Los síntomas del síndrome del nido vacío, aquel que padecen algunos padres cuando sus hijos crecen y dejan el hogar, también pueden darse con los hijos que viven en casa. Con aquellos hijos que nos aíslan de su mundo y se retiran del nuestro. Aquellos que se encierran en su habitación y no comparten nada con los padres. No les hablan. Ni siquiera en la mesa a la hora de las comidas. Pareciera que están siempre enfadados, con los padres, con el mundo. Quién sabe.
Uno llega a sentirse solo ante tal situación, aparte de triste. Porque es como si ese hijo fuera un extraño. Lejos quedan los días en que el niño explicaba todo a los padres, sobre el colegio, sobre los amigos, y su curiosidad no tenía límites ante este mundo tan grande y complejo para su pequeña aunque receptiva mente.

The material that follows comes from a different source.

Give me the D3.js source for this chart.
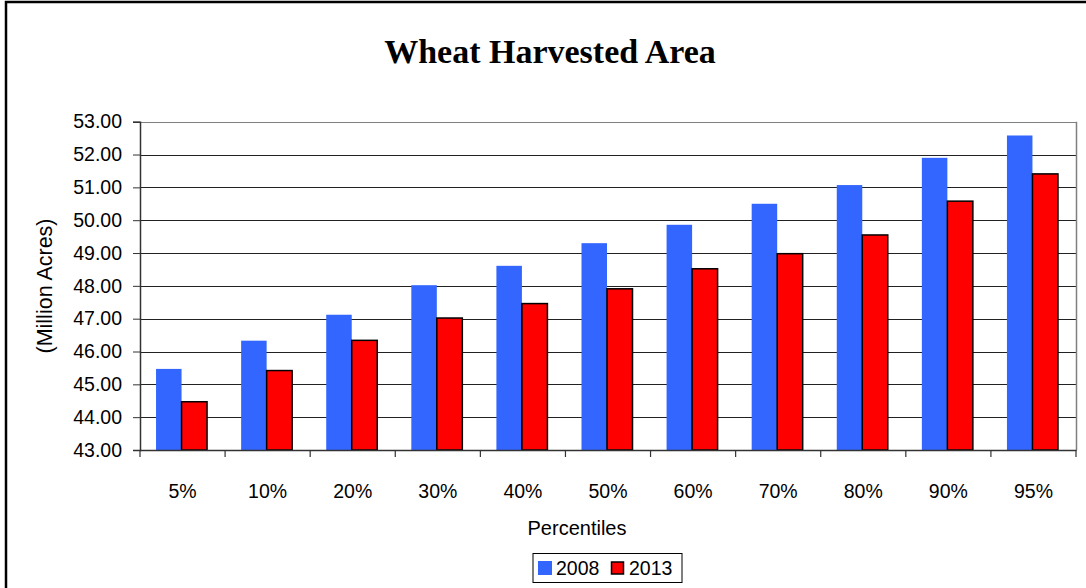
<!DOCTYPE html>
<html><head><meta charset="utf-8">
<script src="https://cdn.jsdelivr.net/npm/d3@7"></script>
<style>html,body{margin:0;padding:0;background:#fff;}svg{display:block;}</style>
</head><body>
<svg id="c" width="1086" height="588"></svg>
<script>
const categories = ["5%","10%","20%","30%","40%","50%","60%","70%","80%","90%","95%"];
const series = ["2008","2013"];
const values2008 = [45.47, 46.33, 47.12, 48.02, 48.61, 49.30, 49.86, 50.50, 51.07, 51.90, 52.58];
const values2013 = [44.47, 45.42, 46.34, 47.02, 47.46, 47.91, 48.52, 48.98, 49.55, 50.58, 51.41];
const yTicks = [43,44,45,46,47,48,49,50,51,52,53];
const colors = {"2008":"#3366FF","2013":"#FF0000"};

const svg = d3.select("#c");
const L = 140, R = 1076, T = 121.7, B = 450;

// outer frame
svg.append("rect").attr("x",6).attr("y",2).attr("width",1200).attr("height",700)
  .attr("fill","none").attr("stroke","#000").attr("stroke-width",2.5);

const x0 = d3.scaleBand().domain(categories).range([L,R]).paddingInner(0).paddingOuter(0);
const x1 = d3.scaleBand().domain(series).range([0,x0.bandwidth()]).paddingInner(0).paddingOuter(0.668);
const y = d3.scaleLinear().domain([43,53]).range([B,T]);

// gridlines
svg.append("g").selectAll("line").data(yTicks.slice(1)).join("line")
  .attr("x1",L).attr("x2",R)
  .attr("y1",d=>Math.round(y(d))+0.5).attr("y2",d=>Math.round(y(d))+0.5)
  .attr("stroke",(d)=>d===53?"#808080":"#222").attr("stroke-width",1);
// right border
svg.append("line").attr("x1",R+0.5).attr("x2",R+0.5).attr("y1",y(53)).attr("y2",B)
  .attr("stroke","#808080").attr("stroke-width",1.5);

const data = categories.map((c,i)=>({cat:c, vals:[{s:"2008",v:values2008[i]},{s:"2013",v:values2013[i]}]}));

const groups = svg.append("g").selectAll("g").data(data).join("g")
  .attr("transform",d=>`translate(${x0(d.cat)-1},0)`);
groups.selectAll("rect").data(d=>d.vals).join("rect")
  .attr("x",d=>x1(d.s))
  .attr("y",d=>y(d.v))
  .attr("width",x1.bandwidth())
  .attr("height",d=>B-y(d.v))
  .attr("fill",d=>colors[d.s])
  .attr("stroke",d=>d.s==="2013"?"#000":"none")
  .attr("stroke-width",1.5);

// y axis
const yAxis = d3.axisLeft(y).tickValues(yTicks).tickFormat(d3.format(".2f")).tickSize(7).tickPadding(11);
const gy = svg.append("g").attr("transform",`translate(${L},0)`).call(yAxis);
gy.select(".domain").attr("stroke","#333").attr("stroke-width",1.5);
gy.selectAll(".tick line").attr("stroke","#333");
gy.selectAll("text").attr("font-family","Arial, 'Liberation Sans', sans-serif").attr("font-size",19.5).attr("fill","#000");

// x axis
const xAxis = d3.axisBottom(x0).tickSize(0).tickPadding(0).tickFormat(d=>d);
const gx = svg.append("g").attr("transform",`translate(0,${B})`).call(xAxis);
gx.select(".domain").attr("stroke","#333").attr("stroke-width",1.5);
gx.selectAll("text").attr("font-family","Arial, 'Liberation Sans', sans-serif").attr("font-size",19.5)
  .attr("fill","#000").attr("dy",null).attr("y",48);
// category boundary ticks
svg.append("g").selectAll("line").data(d3.range(categories.length+1)).join("line")
  .attr("x1",i=>L+i*x0.step()).attr("x2",i=>L+i*x0.step())
  .attr("y1",B).attr("y2",B+7).attr("stroke","#333").attr("stroke-width",1.2);

// titles
svg.append("text").attr("x",550).attr("y",63).attr("text-anchor","middle")
  .attr("font-family","'Liberation Serif','Times New Roman',serif").attr("font-weight","bold")
  .attr("font-size",34).text("Wheat Harvested Area");
svg.append("text").attr("x",577).attr("y",535).attr("text-anchor","middle")
  .attr("font-family","Arial, 'Liberation Sans', sans-serif").attr("font-size",20).text("Percentiles");
svg.append("text").attr("transform","translate(52,286) rotate(-90)").attr("text-anchor","middle")
  .attr("font-family","Arial, 'Liberation Sans', sans-serif").attr("font-size",21.5).text("(Million Acres)");

// legend
const lg = svg.append("g");
lg.append("rect").attr("x",533).attr("y",553.5).attr("width",149).attr("height",29)
  .attr("fill","#fff").attr("stroke","#000").attr("stroke-width",1);
const lx = [538, 611];
series.forEach((s,i)=>{
  lg.append("rect").attr("x",lx[i]).attr("y",561).attr("width",s==="2013"?12:14).attr("height",s==="2013"?12:14)
    .attr("transform", s==="2013"?"translate(0.5,1)":null)
    .attr("fill",colors[s]).attr("stroke",s==="2013"?"#000":"none").attr("stroke-width",1.5);
  lg.append("text").attr("x",lx[i]+18).attr("y",575).attr("font-family","Arial, 'Liberation Sans', sans-serif")
    .attr("font-size",19.5).text(s);
});
</script>
</body></html>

No es que estos padres sientan nostalgia por esos días que guardan en el recuerdo. No desean que se hubiera detenido el tiempo. Ellos mismos se esfuerzan para que sus hijos crezcan y maduren de manera sana, y se alegran cada año que el hijo/a sopla una vela más del pastel.
Pero estos chicos y chicas que se distancian de manera tan rotunda de sus padres, son los que fomentan que tengan esa sensación de que el hijo ya no está. “Le hemos perdido”, dicen. Aunque con la esperanza de que algún día los recuperen. Esa recuperación que solo puede salir de esos mismos hijos al paso de los años y, a menudo, cuando ya se han independizado y comprueban que manejar la vida fuera del nido requiere más esfuerzo del que creían, y comprenden mejor la postura de los padres.
Pero mientras, los padres se sienten solos, abatidos, con una sensación de vacío, de pérdida del sentido de sus vidas, a la vez que con remordimientos de si se habrán equivocado en la crianza. Sus hijos todavía viven en casa. Pero no se comunican con los padres y parecen no necesitarles. Igual que aquellos que se emancipan.
No obstante, el ser humano tiene capacidad para adaptarse a todo, y me comentaba una paciente que había hecho una reflexión que le mostraba el lado positivo de este síndrome que ella misma había comenzado a padecer. Hacía años había empezado a sufrir la violencia de su hijo. Pasó por un dolorosísimo proceso con él, que les llevó por centros de acogida, por comisarías, por juzgados. En la actualidad la situación había mejorado y habían cesado las agresiones, aunque aún tenían conflictos debido a la ira e impulsividad del niño. Como consecuencia, no tenían ningún tipo de comunicación. Ninguna. Cero. Y se habían ido distanciando tanto, que la madre empezaba a sentir esos síntomas del nido vacío, puesto que la sensación era de que nadie más habitaba la casa. Y se consoló pensando que cuando llegase el día de la verdadera partida del hijo, ella ya estaría entrenada para sobrellevar esos sentimientos de pena y soledad. Ya no serían una novedad. Lo tendría bastante superado ya.
Quizá la clave esté en buscar la forma de ver las cosas de manera diferente.